On the otherhand, they're planning a special open house for Fremont residents.....


----------



## huntr70 (Jul 8, 2005)

Eric,

As you have noted, there are sevral new models that are not on the website yet.

I think the same person that does the final inspections on the trailers is also the technical advisor that does the website updates.
















Steve


----------



## PDX_Doug (Nov 16, 2004)

That is a beautiful new unit! It looks like the rear bunkroom is also a slide. Is that correct? Also, I would like to see a picture with the upper bunk deployed. It looks like it would be awfully close to floor level, thus really squeezing the lower bunk, especially in the back. Maybe thats just the picture.









I will look forward to seeing one in person.

Happy Trails,
Doug


----------



## huntr70 (Jul 8, 2005)

Doug,

There is only 1 actual bunk in the rear.

It is a slide out room, but the 1 bunk is mounted mid heigth above a sleeper sofa.

The unit has 2 sleeper sofas, 1 bunk, 1 dinette (or table and chairs) and the queen walk-a-round bed.

Steve


----------



## RizFam (Feb 25, 2006)

huntr70 said:


> Doug,
> 
> There is only 1 actual bunk in the rear.
> 
> ...


Steve,

Where can I view pictures of this new OB?

Tami


----------



## CamperAndy (Aug 26, 2004)

It is not an Outback, it is a Hornet!!


----------



## tdvffjohn (Mar 10, 2005)

There is a new 32 ft Outback with that designation.
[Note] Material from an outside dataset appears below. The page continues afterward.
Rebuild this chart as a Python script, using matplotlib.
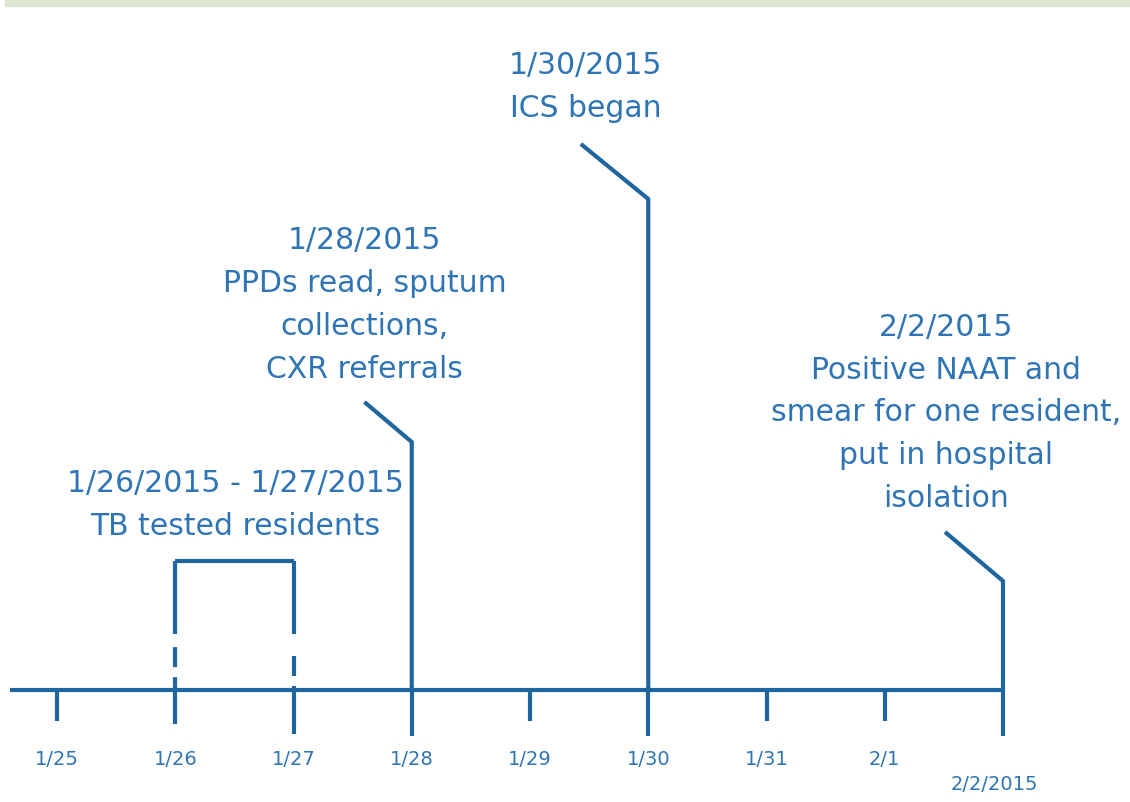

There was one at our rally


----------



## RizFam (Feb 25, 2006)

tdvffjohn said:


> There is a new 32 ft Outback with that designation. There was one at our rally


Ok, I liked that one









Thanks John


----------



## socialstudiesmom (Nov 1, 2005)

There is a Sydney Edition Outback with that floorplan at General RV in Wayland. It's in the showroom, so you can enjoy it in comfort! It's gorgeous!! You might try their website to see if it's pictured there.

www.generalrv.com


----------



## huntr70 (Jul 8, 2005)

CamperAndy said:


> It is not an Outback, it is a Hornet!!


Here is the link to the other thread that has the pics......
Clicky thingy

Steve


----------



## CamperAndy (Aug 26, 2004)

huntr70 said:


> It is not an Outback, it is a Hornet!!


Here is the link to the other thread that has the pics......
Clicky thingy

Steve
[/quote]

It is amazing that they can build them before they can update their sales site that it is coming out!! I did a Google search of the model number and only came up with Hornet hits.


----------



## PDX_Doug (Nov 16, 2004)

I'm still curious about this bunk room in the back. From the picture - and again it may just be the perspective - it looks like when you are sitting on the sofa, you would be whacking your head on the bottom of the folded up bunk (not that that would be a bad thing for some of us!).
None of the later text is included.